## Material supplied
/---
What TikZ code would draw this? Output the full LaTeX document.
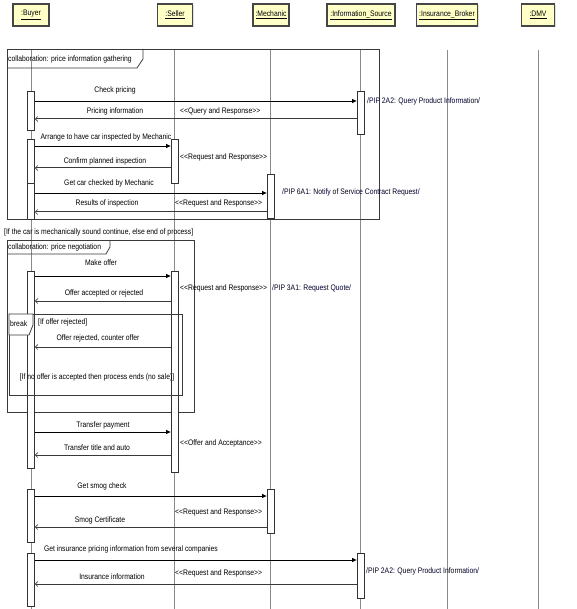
\---
/---
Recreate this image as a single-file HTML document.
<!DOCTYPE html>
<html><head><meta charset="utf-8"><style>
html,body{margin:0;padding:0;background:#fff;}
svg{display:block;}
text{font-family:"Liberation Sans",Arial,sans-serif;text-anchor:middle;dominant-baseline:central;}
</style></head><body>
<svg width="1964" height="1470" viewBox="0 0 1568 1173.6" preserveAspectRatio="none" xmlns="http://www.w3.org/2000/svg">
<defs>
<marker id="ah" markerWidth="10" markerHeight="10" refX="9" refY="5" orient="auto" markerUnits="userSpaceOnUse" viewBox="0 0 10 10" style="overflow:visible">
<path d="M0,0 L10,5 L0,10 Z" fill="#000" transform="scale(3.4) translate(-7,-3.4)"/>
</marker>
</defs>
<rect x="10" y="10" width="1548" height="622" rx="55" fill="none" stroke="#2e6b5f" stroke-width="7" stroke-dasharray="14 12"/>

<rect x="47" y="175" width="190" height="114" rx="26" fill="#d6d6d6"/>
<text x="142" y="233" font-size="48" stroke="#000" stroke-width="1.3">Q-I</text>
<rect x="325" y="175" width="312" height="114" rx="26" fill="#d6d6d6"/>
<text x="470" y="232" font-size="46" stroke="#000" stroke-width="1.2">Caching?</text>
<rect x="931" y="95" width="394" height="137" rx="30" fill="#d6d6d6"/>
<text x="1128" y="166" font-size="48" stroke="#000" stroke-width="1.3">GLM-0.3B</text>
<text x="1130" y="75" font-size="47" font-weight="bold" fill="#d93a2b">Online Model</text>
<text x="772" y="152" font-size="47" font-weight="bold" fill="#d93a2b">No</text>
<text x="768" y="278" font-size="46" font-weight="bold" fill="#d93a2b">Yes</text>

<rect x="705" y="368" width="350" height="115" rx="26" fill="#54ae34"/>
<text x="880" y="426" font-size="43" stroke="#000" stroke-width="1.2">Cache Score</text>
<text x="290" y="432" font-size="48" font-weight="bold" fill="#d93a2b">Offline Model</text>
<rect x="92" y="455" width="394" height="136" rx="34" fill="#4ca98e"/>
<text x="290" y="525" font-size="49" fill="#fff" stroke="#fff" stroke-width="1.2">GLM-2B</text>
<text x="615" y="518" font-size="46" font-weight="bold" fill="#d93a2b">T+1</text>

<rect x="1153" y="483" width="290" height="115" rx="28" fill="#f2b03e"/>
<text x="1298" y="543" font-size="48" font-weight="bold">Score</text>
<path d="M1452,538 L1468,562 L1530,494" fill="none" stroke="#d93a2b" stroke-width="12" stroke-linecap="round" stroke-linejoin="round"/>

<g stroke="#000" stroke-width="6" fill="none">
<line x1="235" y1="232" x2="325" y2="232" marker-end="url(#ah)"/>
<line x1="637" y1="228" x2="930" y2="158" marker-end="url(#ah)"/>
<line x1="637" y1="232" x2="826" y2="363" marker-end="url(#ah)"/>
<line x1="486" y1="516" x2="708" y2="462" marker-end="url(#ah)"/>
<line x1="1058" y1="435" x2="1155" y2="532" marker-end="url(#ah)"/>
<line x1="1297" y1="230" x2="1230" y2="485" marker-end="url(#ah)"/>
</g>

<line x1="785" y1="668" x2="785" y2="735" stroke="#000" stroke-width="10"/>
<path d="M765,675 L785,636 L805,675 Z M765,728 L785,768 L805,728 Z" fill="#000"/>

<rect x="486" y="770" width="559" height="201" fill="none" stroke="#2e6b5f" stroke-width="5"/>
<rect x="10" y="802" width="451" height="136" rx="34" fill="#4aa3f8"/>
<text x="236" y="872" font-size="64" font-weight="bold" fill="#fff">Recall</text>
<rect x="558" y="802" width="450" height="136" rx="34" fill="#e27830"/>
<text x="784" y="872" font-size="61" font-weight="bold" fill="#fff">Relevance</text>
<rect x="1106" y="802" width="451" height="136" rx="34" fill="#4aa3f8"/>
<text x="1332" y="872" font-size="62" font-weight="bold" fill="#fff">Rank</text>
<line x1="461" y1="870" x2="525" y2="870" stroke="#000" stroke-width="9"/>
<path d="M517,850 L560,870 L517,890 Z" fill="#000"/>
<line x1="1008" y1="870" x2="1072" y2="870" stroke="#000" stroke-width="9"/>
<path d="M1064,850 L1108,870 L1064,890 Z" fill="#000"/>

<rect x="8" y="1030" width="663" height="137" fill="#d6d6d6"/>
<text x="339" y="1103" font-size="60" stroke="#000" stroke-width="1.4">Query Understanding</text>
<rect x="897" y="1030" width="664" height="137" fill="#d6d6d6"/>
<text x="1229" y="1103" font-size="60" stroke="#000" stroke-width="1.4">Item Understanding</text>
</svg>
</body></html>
\---
## Given task
Search the data for "this" and list every line in which it occurs.

## Result below
What TikZ code would draw this? Output the full LaTeX document.
Recreate this image as a single-file HTML document.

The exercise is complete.